Pictures stay out of this copy, which runs from the first line of the material through the line containing "const leftYTicks = [-3,-2,-1,0,1,2,3];".

▼

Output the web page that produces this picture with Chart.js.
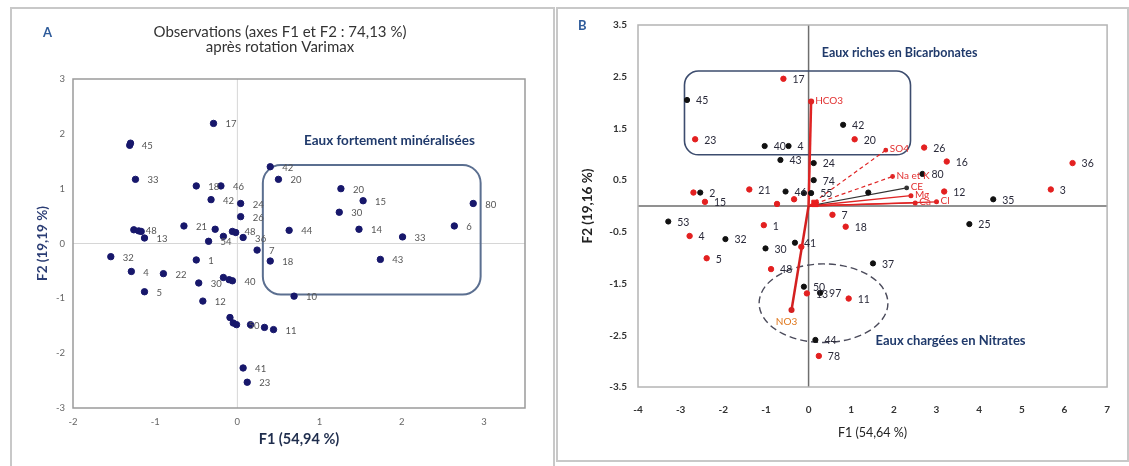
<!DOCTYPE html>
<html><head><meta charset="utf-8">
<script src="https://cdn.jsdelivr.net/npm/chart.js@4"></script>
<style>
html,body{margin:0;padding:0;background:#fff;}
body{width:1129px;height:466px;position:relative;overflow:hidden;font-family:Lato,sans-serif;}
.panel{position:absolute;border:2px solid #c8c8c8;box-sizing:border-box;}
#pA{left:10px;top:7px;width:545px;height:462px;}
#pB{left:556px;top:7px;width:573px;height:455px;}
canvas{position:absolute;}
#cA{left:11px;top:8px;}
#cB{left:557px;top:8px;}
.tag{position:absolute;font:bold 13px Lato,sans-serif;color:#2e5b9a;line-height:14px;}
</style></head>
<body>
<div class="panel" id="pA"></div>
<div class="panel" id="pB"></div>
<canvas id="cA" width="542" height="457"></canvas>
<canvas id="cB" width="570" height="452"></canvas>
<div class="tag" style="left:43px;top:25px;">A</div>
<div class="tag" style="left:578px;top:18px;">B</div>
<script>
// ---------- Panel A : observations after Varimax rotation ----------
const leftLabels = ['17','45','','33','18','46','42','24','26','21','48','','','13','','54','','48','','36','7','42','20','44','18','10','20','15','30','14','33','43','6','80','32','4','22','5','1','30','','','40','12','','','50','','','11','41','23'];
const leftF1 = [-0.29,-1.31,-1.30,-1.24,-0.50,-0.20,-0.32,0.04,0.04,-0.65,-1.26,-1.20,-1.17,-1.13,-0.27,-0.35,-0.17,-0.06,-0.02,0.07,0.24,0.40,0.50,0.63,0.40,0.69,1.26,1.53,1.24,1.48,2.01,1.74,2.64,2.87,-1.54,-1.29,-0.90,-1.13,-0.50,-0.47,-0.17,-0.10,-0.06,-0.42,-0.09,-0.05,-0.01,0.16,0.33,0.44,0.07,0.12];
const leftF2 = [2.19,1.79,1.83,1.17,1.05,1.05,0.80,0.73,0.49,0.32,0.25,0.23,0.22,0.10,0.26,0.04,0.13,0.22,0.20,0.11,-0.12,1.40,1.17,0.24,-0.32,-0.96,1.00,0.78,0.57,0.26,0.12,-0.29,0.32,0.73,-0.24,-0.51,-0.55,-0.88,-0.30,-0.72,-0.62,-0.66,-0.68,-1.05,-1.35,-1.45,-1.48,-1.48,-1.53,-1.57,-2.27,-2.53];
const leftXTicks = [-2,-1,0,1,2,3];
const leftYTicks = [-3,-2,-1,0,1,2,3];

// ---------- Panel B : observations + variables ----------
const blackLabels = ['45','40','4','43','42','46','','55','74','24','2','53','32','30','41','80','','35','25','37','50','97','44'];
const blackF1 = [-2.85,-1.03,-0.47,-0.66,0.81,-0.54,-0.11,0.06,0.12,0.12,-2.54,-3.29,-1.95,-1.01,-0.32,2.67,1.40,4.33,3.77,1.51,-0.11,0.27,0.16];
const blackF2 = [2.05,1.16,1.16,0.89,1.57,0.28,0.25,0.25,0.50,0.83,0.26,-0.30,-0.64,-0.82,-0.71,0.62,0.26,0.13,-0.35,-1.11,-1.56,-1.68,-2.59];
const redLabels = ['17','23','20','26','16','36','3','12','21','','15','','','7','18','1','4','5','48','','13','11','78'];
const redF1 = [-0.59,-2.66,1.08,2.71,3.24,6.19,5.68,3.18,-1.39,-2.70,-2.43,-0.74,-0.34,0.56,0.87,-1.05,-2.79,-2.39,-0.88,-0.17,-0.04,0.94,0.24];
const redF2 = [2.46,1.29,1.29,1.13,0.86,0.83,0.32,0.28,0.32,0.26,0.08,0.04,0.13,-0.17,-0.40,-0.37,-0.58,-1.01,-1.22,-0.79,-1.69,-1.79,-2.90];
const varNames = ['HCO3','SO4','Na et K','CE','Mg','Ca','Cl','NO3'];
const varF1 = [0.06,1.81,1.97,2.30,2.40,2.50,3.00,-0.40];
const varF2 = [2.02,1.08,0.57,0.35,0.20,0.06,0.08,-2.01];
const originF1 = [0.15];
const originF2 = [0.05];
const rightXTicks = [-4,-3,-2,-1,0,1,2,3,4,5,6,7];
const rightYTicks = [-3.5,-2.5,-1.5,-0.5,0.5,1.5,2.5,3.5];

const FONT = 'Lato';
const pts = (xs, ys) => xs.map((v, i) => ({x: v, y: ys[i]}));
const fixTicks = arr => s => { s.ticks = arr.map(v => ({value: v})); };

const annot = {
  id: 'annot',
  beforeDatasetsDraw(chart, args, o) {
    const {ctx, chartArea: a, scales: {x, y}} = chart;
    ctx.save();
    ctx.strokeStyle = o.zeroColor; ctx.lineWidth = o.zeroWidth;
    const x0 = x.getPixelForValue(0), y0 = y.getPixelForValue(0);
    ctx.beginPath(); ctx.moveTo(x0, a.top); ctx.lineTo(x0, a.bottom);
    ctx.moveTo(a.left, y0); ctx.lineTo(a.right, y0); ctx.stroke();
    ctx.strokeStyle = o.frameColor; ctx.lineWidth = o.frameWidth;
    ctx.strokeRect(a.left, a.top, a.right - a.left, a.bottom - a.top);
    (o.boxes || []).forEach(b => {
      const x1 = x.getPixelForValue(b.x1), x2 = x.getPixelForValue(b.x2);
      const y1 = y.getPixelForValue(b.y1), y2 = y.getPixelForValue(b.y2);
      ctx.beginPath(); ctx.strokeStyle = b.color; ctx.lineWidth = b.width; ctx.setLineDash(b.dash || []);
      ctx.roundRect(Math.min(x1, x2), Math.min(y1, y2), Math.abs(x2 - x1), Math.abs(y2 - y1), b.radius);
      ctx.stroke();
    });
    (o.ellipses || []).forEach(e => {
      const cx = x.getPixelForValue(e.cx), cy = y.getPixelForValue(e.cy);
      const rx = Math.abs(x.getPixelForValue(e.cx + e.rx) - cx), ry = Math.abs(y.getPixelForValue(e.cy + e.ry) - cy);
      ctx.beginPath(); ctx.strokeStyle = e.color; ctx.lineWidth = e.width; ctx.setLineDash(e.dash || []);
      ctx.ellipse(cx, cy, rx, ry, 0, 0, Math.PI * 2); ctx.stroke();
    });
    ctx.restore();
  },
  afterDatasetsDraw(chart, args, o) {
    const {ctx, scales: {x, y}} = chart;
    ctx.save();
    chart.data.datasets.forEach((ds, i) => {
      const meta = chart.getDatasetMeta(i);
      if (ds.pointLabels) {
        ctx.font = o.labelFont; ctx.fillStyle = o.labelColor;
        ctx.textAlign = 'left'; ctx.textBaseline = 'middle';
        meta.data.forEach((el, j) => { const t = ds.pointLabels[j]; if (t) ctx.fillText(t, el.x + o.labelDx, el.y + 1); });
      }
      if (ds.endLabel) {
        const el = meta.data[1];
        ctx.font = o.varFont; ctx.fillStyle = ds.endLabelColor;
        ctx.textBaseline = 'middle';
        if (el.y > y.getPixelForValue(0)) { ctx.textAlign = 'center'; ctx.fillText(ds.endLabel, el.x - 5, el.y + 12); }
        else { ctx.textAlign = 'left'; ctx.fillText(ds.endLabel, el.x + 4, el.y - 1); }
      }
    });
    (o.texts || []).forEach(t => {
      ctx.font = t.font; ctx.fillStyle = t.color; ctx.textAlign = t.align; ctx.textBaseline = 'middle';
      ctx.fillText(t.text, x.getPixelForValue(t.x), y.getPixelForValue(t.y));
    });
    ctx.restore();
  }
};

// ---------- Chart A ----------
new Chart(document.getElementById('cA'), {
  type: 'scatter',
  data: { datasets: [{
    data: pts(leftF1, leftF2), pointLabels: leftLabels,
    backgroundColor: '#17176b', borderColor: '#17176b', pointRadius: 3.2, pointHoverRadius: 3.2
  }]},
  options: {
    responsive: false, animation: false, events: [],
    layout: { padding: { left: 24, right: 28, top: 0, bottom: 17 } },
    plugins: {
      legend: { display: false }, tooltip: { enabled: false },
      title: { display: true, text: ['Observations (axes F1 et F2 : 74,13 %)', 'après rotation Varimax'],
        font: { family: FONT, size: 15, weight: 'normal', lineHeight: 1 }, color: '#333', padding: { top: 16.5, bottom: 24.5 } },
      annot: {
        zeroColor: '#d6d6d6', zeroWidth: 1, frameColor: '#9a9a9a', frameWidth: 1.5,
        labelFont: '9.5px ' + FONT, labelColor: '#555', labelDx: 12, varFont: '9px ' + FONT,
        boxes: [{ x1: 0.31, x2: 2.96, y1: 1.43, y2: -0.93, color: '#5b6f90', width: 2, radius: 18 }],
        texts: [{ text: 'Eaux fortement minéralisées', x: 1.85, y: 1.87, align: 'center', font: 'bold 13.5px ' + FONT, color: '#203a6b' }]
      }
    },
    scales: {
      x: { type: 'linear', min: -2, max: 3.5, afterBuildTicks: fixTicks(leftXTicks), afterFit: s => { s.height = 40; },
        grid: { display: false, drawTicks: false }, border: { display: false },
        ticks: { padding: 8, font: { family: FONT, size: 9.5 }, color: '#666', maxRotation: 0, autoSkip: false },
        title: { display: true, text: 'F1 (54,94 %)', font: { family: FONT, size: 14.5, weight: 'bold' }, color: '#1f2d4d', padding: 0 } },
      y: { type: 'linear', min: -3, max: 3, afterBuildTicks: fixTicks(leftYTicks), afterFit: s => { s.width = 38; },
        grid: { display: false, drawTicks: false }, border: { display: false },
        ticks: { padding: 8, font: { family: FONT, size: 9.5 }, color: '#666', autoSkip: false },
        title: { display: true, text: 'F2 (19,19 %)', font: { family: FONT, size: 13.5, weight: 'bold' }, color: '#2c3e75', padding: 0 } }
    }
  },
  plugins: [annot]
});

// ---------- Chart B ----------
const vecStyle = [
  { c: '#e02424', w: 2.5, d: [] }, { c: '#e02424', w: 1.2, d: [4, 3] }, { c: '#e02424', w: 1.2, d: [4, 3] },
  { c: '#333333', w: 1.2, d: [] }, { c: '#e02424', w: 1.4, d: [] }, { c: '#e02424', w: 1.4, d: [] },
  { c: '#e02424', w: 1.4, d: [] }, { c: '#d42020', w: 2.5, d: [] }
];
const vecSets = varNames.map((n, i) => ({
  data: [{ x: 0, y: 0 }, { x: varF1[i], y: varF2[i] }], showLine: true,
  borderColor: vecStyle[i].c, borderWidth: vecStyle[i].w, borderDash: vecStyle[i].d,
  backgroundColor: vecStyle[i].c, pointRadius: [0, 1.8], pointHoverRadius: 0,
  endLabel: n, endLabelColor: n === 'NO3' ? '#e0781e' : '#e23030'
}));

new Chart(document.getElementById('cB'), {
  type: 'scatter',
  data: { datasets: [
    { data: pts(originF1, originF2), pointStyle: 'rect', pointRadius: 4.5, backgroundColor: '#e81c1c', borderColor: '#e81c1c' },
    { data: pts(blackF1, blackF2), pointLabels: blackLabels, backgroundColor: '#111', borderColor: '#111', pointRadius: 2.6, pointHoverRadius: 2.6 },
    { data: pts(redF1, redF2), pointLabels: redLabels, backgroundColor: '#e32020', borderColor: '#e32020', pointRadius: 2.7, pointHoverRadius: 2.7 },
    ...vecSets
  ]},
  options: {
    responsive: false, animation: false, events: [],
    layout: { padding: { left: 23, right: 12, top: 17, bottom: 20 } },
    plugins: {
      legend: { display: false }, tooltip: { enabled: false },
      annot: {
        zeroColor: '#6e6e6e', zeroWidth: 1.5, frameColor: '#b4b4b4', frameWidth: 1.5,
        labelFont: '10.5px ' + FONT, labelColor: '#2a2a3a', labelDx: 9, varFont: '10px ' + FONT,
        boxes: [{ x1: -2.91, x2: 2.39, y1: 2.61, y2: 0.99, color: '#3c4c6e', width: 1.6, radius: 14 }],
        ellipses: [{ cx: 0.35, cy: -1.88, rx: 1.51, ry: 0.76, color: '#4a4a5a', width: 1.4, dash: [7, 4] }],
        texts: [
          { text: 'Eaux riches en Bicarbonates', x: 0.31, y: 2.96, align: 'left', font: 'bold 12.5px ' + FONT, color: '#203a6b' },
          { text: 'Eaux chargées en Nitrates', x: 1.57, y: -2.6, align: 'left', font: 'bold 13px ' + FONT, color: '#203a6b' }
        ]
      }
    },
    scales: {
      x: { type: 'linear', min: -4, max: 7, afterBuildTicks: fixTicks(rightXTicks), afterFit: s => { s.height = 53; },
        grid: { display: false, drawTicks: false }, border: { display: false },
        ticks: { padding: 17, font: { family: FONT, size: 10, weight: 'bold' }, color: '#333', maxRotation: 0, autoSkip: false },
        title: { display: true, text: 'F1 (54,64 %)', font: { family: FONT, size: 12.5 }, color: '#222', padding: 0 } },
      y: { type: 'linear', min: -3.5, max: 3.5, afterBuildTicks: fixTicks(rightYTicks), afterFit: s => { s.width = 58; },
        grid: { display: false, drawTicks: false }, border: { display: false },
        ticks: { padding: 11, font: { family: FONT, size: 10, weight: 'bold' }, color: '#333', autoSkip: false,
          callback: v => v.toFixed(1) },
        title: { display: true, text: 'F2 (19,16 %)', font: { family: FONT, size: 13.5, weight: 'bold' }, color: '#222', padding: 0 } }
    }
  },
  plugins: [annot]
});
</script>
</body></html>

▲

## ANSWER TO THE PROBLEM
Output the web page that produces this picture with Chart.js.
<!DOCTYPE html>
<html><head><meta charset="utf-8">
<script src="https://cdn.jsdelivr.net/npm/chart.js@4"></script>
<style>
html,body{margin:0;padding:0;background:#fff;}
body{width:1129px;height:466px;position:relative;overflow:hidden;font-family:Lato,sans-serif;}
.panel{position:absolute;border:2px solid #c8c8c8;box-sizing:border-box;}
#pA{left:10px;top:7px;width:545px;height:462px;}
#pB{left:556px;top:7px;width:573px;height:455px;}
canvas{position:absolute;}
#cA{left:11px;top:8px;}
#cB{left:557px;top:8px;}
.tag{position:absolute;font:bold 13px Lato,sans-serif;color:#2e5b9a;line-height:14px;}
</style></head>
<body>
<div class="panel" id="pA"></div>
<div class="panel" id="pB"></div>
<canvas id="cA" width="542" height="457"></canvas>
<canvas id="cB" width="570" height="452"></canvas>
<div class="tag" style="left:43px;top:25px;">A</div>
<div class="tag" style="left:578px;top:18px;">B</div>
<script>
// ---------- Panel A : observations after Varimax rotation ----------
const leftLabels = ['17','45','','33','18','46','42','24','26','21','48','','','13','','54','','48','','36','7','42','20','44','18','10','20','15','30','14','33','43','6','80','32','4','22','5','1','30','','','40','12','','','50','','','11','41','23'];
const leftF1 = [-0.29,-1.31,-1.30,-1.24,-0.50,-0.20,-0.32,0.04,0.04,-0.65,-1.26,-1.20,-1.17,-1.13,-0.27,-0.35,-0.17,-0.06,-0.02,0.07,0.24,0.40,0.50,0.63,0.40,0.69,1.26,1.53,1.24,1.48,2.01,1.74,2.64,2.87,-1.54,-1.29,-0.90,-1.13,-0.50,-0.47,-0.17,-0.10,-0.06,-0.42,-0.09,-0.05,-0.01,0.16,0.33,0.44,0.07,0.12];
const leftF2 = [2.19,1.79,1.83,1.17,1.05,1.05,0.80,0.73,0.49,0.32,0.25,0.23,0.22,0.10,0.26,0.04,0.13,0.22,0.20,0.11,-0.12,1.40,1.17,0.24,-0.32,-0.96,1.00,0.78,0.57,0.26,0.12,-0.29,0.32,0.73,-0.24,-0.51,-0.55,-0.88,-0.30,-0.72,-0.62,-0.66,-0.68,-1.05,-1.35,-1.45,-1.48,-1.48,-1.53,-1.57,-2.27,-2.53];
const leftXTicks = [-2,-1,0,1,2,3];
const leftYTicks = [-3,-2,-1,0,1,2,3];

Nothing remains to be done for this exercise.